A ces revirements, Renzi a répondu en cédant les rênes du gouvernement à Paolo Gentiloni, bien plus souple et diplomatique que lui, mais amenuisant aussi encore un peu plus la dialectique interne à son parti, contribuant ainsi à sa scission désastreuse pour l’ensemble de la gauche. La minorité qui, l’an dernier, a quitté le parti a conçu une pancarte « identitaire » en vue des élections, rassemblant sous le nom de « Libres et égaux » toutes les microformations postcommunistes de la politique italienne. Mais il est évident qu’après les élections, et quel qu’en soit le résultat, ce bandeau laissera de nouveau la place à la constellation de sigles dont il était issu.

Le Parti démocrate, de son côté, est en coalition avec le parti radical (Radicaux italiens) d’Emma Bonino, entièrement tourné vers une identité européenne, et avec une liste civique populaire [Civica popolare (CP)] qu’ont rejointe nombre d’anciens électeurs du centre droit, pourtant à mille lieues de la tradition réformiste. Cet électeur progressiste – dont je suis – aura donc bien du mal à voter pour la coalition de centre gauche, encore plus pour Libres et égaux.

On dit : mais, cette fois-ci, c’est différent, il y a une alternative ! Le Mouvement 5 étoiles ! Et c’est là que les choses se compliquent : comment expliquer à un citoyen étranger l’impossibilité totale, pour l’Italien dont nous parlons, de souscrire à cette « alternative » ? Il ne s’agit pas d’un phénomène réactif face à la crise économique et à l’immigration – cette force-là, on l’a vu, s’est inscrite au centre droit –, mais il est évident que le phénomène est populiste, et ce depuis sa naissance, au lendemain du « V-Day » (abréviation de « Vaffanculo Day »), lancé sur les places italiennes en 2007.

Je-m’en-foutisme

Ce n’est pas une force de gauche comme Podemos et, pourtant, le mouvement s’est approprié de nombreuses thèses de la tradition progressiste. Il n’est pas né comme une expression de la bourgeoisie qui, à travers les universités, les professions libérales, la franc-maçonnerie et d’autres associations transversales, contrôle depuis toujours l’Italie, mais il ne lui est pas non plus complètement étranger. Beppe Grillo, son fondateur et garant, s’en est bizarrement écarté, prétextant que le mouvement, désormais, avait mûri et pouvait continuer sa route sans lui – laissant à tous l’impression d’une violente crise en interne.

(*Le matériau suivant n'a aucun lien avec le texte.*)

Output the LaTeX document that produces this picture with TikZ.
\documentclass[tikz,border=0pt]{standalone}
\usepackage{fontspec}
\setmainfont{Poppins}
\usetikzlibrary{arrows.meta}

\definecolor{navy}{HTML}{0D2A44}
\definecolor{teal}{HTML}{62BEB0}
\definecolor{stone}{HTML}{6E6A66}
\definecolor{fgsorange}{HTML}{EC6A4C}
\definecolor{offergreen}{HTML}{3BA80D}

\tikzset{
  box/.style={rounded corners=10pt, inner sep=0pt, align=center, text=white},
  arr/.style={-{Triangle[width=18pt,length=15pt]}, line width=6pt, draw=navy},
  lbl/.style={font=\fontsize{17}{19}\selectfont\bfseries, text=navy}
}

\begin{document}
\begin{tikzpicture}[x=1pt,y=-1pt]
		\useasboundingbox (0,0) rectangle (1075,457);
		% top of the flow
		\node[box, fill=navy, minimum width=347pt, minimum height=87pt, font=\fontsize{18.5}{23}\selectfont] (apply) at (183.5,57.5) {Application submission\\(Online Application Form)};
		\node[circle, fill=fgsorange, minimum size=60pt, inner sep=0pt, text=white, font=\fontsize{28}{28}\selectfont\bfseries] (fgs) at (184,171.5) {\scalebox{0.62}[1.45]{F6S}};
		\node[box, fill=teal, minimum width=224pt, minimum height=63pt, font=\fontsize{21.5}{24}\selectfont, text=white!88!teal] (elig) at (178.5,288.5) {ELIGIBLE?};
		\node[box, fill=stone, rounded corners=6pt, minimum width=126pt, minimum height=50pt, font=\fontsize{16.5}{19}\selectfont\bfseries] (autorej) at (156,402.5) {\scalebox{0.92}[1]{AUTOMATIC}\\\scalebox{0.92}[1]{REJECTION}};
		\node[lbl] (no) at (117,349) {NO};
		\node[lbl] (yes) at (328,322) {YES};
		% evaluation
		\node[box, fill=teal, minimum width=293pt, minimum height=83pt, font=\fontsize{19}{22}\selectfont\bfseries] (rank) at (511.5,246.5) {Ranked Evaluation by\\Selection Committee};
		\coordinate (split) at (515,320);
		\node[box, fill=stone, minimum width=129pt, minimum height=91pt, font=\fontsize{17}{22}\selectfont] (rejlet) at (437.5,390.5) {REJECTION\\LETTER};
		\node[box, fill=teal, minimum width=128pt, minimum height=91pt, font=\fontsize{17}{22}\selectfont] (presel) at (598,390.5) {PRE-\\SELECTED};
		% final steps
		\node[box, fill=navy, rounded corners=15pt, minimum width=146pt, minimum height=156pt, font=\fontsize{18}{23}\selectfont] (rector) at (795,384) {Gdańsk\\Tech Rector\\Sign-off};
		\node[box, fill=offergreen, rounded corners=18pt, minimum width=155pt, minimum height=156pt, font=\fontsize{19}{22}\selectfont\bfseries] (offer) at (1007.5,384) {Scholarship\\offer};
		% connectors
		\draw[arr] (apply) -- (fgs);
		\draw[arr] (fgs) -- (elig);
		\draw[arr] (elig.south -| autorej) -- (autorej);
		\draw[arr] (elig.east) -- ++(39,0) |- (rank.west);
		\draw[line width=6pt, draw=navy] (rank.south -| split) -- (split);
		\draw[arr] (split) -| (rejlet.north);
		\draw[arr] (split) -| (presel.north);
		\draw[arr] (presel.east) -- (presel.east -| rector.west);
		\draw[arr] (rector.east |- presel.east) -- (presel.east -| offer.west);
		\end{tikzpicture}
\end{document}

Dans les villes où il a obtenu mandat pour gouverner, la faiblesse des candidats qu’il s’est choisis a éclaté au grand jour. Que l’on songe à l’échec cuisant de Virginia Raggi comme maire de Rome, dont personne ne peut ignorer les effets. Ni mon père ni moi ne pourrions accepter qu’un tel désastre s’étende à tout le pays. « Uno vale uno » (« un vaut un ») est sûrement le slogan le plus vide jamais inventé. Et un leadeur de 32 ans [Luigi Di Maio, qui a succédé à Beppe Grillo en 2017], incapable de parler correctement l’italien, dont l’unique expérience professionnelle est celle d’agent de sécurité dans la tribune VIP du stade San Paolo de Naples, me semble être plutôt un danger qu’un candidat sérieux à la présidence du conseil.

Mon grand-père, peut-être, pourrait voter pour le Mouvement 5 étoiles, lui qui a toujours revendiqué son je-m’en-foutisme et qui, aux dernières élections pour lesquelles il s’est rendu aux urnes, en 1983, a glissé une tranche de jambon dans son bulletin, accompagnée de ces mots : « Allez-y, gavez-vous encore ! » Mais pas moi. Ni mon père, s’il était encore là. Alors, en faisant abstraction de tout, comme si la situation actuelle n’existait pas, pour la première fois, nous serions allés voter sans nous être disputés et pour la première fois, et à contrecœur, nous aurions coché la même case sur notre bulletin.

Par Sandro Veronesi, ecrivain et scénariste, lauréat, en 2008, du prix Femina étranger pour "Chaos calme" (Grasset, 2008). Traduit de l’italien par Pauline Colonna d’Istria.